In Malaysia, the return of the haze has brought back one million masks to be distributed in Sarawak; selective  Air Pollutant Index (API) readings which are classified under the Official Secrets Act (OSA) and unpleasant memories of the 1997 haze when a state of emergency was declared in Sarawak after  the API reached an all-time high of 800 with visibility no more than a few hundred metres.  

DAP calls on the Minister for Science and Environment, Datuk Law Hieng Ding to take immediate steps  to declassify API readings to win public confidence with a policy of transparency, by making such readings easily accessible to the people at various parts of the country several times a day.  

Last week, an United Nations Environment Programme (UNEP)  report, based on a study by 200 scientists, warned that a dense  blanket of pollution, dubbed the "Asian Brown Cloud," is hovering over South Asia and that  it could kill millions of people in the region and poses a global threat.

A cocktail of aerosols, ash, soot and other particles, the Asian Brown Cloud’s  reach extends far beyond the study zone of the Indian subcontinent, and towards East and Southeast Asia.  This is because while  many scientists once thought that only lighter greenhouse gases, such as carbon dioxide, could travel across the Earth, they now say that aerosol clouds can too.

The cloud, estimated to be two miles (three kilometers) thick, is responsible for hundreds of thousands of deaths a year from respiratory disease.

By slashing the sunlight that reaches the ground by 10 to 15 percent, the choking smog has also altered the region's climate, cooling the ground while heating the atmosphere.  It has led to some erratic weather, sparking flooding in Bangladesh, Nepal and northeastern India, but drought in Pakistan and northwestern India.  There are also global implications, not least because the three-kilometres-thick  pollution parcel can travel half way round the globe in a week.

United States President Bush has announced his boycott of  the World Summit on Sustainable Development in Johannesburg or “Rio + 10” to mark the 10th anniversary of the land Eargth Summit in Rio de Janeiro in 1992 – the  latest in a series of irresponsible US unilateralism abnegating US  treaty commitments, , including the Anti-Ballistic Missile Treaty, the Comprehensive Test Ban Treaty, the International Criminal Court, the Kyoto Accords on Climate Change and the Protocol to verify the Biological Weapons Convention.  

There is no reason however  for Mahathir to turn his back on the Earth Summit, especially as there could not be many heads of governments who had attended the Earth  Summit in Rio de Janeiro a decade ago.  

In 1992, heads of state gathered in the South American metropolis to set optimistic goals for reversing some of Earth’s most threatening problems: global warming, species extinction and consumerism’s waste of the planet’s resources.  

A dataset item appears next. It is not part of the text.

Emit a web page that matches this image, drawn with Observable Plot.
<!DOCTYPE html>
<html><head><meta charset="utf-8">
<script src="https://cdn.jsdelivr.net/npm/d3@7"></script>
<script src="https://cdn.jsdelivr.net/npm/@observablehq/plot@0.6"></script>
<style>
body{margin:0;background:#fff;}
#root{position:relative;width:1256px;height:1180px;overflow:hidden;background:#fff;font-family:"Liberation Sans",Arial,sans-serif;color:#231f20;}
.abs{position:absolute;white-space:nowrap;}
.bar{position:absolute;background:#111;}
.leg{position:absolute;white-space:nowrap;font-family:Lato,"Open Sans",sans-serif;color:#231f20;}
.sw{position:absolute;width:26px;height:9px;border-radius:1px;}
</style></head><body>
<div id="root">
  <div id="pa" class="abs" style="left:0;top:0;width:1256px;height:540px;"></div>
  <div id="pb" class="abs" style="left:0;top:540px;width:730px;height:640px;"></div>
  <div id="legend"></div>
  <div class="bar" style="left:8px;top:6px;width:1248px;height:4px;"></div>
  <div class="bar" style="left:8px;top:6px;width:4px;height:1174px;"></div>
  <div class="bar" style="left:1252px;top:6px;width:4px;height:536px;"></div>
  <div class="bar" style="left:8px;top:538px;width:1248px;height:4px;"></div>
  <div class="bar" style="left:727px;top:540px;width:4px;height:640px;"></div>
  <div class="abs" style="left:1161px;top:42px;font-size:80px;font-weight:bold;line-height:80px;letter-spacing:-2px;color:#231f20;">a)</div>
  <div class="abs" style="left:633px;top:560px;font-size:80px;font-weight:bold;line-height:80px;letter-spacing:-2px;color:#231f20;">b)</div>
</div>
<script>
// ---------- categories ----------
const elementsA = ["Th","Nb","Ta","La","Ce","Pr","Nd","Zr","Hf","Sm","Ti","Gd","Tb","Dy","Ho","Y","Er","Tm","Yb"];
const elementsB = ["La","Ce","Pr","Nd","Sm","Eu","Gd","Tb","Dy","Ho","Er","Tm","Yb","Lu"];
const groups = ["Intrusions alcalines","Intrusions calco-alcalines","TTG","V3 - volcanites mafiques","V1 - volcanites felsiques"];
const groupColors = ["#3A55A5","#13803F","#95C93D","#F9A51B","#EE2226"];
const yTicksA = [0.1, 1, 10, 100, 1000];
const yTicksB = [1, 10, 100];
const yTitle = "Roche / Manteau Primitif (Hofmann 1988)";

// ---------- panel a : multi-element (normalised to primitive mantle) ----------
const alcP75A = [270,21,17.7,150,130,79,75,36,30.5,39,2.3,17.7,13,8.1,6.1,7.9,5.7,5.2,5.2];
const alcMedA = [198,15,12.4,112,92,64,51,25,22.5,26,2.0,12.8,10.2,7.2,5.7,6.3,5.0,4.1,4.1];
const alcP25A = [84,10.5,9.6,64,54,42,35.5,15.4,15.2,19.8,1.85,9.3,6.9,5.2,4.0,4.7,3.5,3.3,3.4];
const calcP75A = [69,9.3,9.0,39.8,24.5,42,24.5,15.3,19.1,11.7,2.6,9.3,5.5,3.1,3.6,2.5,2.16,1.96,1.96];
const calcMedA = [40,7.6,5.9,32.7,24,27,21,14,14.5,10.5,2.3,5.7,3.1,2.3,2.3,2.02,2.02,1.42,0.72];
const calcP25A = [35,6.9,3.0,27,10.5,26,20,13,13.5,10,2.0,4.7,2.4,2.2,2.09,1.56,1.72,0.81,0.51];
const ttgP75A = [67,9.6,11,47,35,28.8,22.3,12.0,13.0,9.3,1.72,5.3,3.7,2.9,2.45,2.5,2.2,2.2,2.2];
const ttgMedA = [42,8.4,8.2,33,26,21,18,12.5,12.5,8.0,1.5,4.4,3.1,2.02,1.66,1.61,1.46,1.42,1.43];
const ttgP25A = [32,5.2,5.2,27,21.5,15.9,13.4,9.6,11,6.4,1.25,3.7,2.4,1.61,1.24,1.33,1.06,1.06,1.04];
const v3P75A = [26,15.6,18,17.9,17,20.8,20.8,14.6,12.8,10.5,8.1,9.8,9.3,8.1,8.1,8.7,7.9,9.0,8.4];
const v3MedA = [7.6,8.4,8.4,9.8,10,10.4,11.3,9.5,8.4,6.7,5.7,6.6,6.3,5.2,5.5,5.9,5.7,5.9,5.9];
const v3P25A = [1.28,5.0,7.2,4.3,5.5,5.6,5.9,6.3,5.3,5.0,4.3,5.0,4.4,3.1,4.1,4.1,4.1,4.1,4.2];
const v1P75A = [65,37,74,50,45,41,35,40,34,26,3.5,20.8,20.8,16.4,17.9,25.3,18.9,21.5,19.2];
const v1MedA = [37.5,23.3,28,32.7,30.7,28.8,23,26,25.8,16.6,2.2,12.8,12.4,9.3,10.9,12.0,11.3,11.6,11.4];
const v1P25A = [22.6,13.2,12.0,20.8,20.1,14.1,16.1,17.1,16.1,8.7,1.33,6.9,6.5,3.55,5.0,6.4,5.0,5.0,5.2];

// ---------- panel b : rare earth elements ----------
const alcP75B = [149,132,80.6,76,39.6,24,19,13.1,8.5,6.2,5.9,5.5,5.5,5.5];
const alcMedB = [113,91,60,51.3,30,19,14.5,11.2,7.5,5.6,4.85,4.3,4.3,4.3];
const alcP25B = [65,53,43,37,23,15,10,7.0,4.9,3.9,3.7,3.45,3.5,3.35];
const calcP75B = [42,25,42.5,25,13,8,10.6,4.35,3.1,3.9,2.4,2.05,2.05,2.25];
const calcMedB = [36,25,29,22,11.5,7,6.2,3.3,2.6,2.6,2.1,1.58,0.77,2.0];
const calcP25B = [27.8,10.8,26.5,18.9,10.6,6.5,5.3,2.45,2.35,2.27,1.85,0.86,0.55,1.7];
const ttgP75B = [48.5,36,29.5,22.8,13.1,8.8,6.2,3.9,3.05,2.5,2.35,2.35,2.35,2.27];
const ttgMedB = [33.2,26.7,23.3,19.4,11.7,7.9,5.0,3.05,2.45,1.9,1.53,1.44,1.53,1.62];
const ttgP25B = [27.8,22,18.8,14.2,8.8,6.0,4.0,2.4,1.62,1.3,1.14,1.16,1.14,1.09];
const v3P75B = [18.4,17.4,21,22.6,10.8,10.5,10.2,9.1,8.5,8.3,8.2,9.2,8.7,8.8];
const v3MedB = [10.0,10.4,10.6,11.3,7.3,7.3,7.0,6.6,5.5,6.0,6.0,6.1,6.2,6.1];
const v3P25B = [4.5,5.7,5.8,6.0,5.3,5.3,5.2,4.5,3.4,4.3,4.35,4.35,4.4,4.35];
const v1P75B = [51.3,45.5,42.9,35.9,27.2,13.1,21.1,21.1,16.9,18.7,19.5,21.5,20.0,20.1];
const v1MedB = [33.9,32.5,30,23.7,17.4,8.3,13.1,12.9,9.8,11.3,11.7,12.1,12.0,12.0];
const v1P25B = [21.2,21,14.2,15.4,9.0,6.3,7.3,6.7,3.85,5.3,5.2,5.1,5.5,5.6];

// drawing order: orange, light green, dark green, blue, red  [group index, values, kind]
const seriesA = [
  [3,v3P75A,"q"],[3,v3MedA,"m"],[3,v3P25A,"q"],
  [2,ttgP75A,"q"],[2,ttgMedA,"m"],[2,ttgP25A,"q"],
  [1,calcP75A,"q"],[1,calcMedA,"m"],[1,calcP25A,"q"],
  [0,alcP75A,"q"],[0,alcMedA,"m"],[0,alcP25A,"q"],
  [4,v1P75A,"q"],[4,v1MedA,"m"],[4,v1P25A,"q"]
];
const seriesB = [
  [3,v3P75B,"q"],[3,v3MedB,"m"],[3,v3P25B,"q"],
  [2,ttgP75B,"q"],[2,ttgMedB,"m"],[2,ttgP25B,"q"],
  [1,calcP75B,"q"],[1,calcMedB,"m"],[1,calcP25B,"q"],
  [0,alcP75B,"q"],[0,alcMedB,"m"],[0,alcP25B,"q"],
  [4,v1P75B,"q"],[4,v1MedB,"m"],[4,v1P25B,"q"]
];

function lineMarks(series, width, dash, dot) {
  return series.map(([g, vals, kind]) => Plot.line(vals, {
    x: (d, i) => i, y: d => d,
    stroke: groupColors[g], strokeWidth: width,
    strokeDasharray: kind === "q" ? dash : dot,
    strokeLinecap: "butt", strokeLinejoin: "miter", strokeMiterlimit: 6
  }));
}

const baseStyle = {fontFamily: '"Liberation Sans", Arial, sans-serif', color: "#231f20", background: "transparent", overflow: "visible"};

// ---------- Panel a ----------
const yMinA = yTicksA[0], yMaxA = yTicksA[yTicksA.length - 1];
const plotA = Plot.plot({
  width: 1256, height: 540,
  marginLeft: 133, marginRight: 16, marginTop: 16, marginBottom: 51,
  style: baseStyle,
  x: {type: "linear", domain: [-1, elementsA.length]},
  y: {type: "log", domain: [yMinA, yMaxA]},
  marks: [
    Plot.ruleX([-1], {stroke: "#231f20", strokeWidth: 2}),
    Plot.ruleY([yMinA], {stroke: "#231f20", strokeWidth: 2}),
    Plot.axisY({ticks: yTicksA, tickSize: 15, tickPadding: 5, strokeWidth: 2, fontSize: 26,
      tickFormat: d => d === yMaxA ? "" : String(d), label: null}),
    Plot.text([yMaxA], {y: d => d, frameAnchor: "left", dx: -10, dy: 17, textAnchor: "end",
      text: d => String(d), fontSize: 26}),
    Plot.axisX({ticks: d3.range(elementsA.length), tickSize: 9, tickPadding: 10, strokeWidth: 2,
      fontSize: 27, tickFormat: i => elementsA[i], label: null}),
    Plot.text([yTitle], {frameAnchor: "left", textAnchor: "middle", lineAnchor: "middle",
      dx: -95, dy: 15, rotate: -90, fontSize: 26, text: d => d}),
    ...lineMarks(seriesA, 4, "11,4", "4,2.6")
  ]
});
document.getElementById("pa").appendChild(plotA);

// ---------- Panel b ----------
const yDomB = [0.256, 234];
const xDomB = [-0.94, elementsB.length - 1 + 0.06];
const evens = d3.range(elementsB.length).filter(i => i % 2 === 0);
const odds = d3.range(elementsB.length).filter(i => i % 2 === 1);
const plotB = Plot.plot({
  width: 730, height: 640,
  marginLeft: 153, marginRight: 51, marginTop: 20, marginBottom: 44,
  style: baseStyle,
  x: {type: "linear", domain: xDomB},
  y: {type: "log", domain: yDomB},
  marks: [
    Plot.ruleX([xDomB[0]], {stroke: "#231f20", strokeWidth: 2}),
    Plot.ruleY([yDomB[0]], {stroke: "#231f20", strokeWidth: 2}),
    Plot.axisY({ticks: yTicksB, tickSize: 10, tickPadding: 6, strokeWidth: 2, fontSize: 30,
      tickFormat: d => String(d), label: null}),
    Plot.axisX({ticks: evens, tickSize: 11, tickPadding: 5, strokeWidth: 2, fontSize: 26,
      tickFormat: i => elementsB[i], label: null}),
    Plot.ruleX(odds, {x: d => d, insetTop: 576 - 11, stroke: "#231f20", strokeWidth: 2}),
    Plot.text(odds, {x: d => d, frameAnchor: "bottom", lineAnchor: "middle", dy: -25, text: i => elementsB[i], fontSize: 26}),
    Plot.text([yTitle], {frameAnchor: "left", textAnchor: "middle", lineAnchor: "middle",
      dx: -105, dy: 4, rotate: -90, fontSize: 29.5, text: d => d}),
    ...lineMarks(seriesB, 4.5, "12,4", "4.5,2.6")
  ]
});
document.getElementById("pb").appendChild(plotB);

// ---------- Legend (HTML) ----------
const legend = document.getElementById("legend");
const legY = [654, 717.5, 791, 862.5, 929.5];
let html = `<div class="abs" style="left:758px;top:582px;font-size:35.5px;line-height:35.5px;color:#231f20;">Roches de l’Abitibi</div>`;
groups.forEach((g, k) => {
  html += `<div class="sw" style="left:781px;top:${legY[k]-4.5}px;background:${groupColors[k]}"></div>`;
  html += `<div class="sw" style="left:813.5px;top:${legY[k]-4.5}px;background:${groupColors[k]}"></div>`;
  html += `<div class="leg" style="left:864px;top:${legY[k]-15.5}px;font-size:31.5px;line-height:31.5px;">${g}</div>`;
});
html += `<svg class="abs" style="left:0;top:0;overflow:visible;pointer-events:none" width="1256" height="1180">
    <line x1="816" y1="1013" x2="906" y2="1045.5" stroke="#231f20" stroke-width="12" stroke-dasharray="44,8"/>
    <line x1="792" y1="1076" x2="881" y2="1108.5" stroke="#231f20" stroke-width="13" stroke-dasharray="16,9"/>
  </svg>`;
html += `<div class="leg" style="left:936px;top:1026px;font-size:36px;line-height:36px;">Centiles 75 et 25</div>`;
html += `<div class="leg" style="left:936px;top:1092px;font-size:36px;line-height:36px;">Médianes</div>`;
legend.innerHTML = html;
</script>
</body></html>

Today, few of the Rio goals have been met. By many measures, Earth’s condition have worsened.  Global temperatures and sea levels creep upward as heating-trapping pollution accumulates in the atmosphere.  Deforestation and species losses mount.  

Although deaths from four leading infectious diseases, including measles and diarrhea, have declined since Rio, 60 million people have been infected with AIDS, with 20 million deaths.  An additional 45 million infections are predicted in the next 8 years, largely in Africa.  

With his 21 years on the world stage as well as having  participated in the first  Earth Summit in Rio 1992, Mahathir should attend the Johannesburg Earth Summit to impress on the international community the urgent need for international political will and concrete action to  deal with environmental disasters  like the  Asian Brown Cloud and the catastrophe awaiting planet Earth should humanity prove unequal to the environmental challenges confronting them.